NaN Values: Preprocess np.nan values to avoid propagation. Use ~np.isnan() or np.nan_to_num().
Axis Confusion: Verify the axis parameter to ensure differences are computed along the intended dimension. See troubleshooting shape mismatches.
Unsigned Integers: For unsigned integer arrays, differences may wrap around (e.g., np.uint8([1, 0]) yields 255). Cast to a signed type:

arr = np.array([1, 0], dtype=np.uint8)
diff = np.diff(arr.astype(np.int16))
print(diff)  # Output: [-1]

Memory Usage: Use Dask or CuPy for large arrays to manage memory.

Getting Started with np.diff()

Install NumPy and try the examples:

pip install numpy

For installation details, see NumPy installation guide. Experiment with small arrays to understand n, axis, prepend, and append, then scale to larger datasets.

Conclusion

NumPy’s np.diff() is a powerful tool for computing discrete differences, offering efficiency and flexibility for data analysis. From analyzing time series trends to approximating derivatives, discrete differences are versatile and widely applicable.
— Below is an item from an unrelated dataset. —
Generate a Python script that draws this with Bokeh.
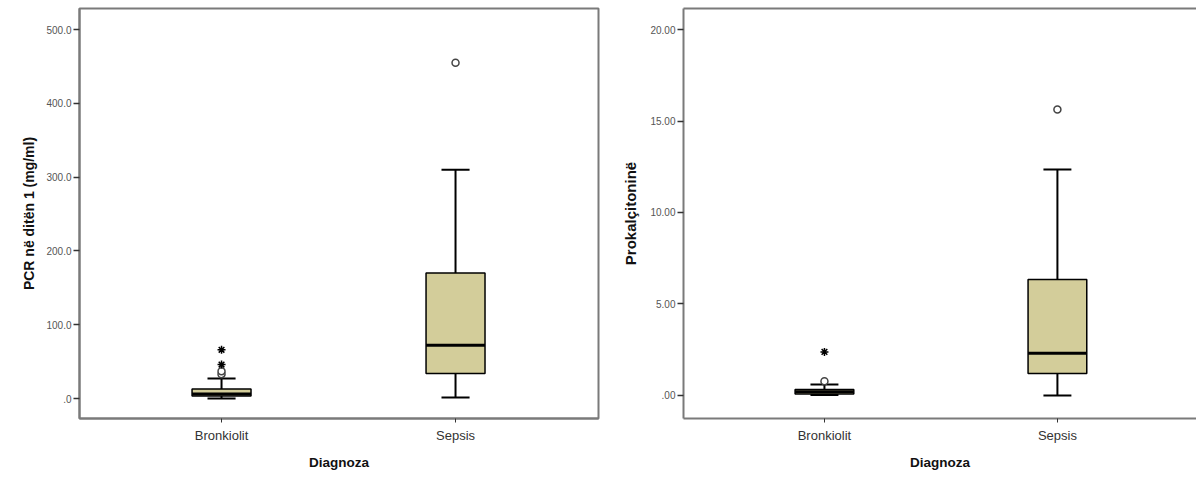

Advanced techniques like Dask for parallel computing and CuPy for GPU acceleration extend their capabilities to large-scale applications.

By mastering np.diff(), you can enhance your data analysis workflows and integrate it with NumPy’s ecosystem, including cumsum arrays, rolling-computations, and gradient arrays. Start exploring these tools to unlock deeper insights from your data.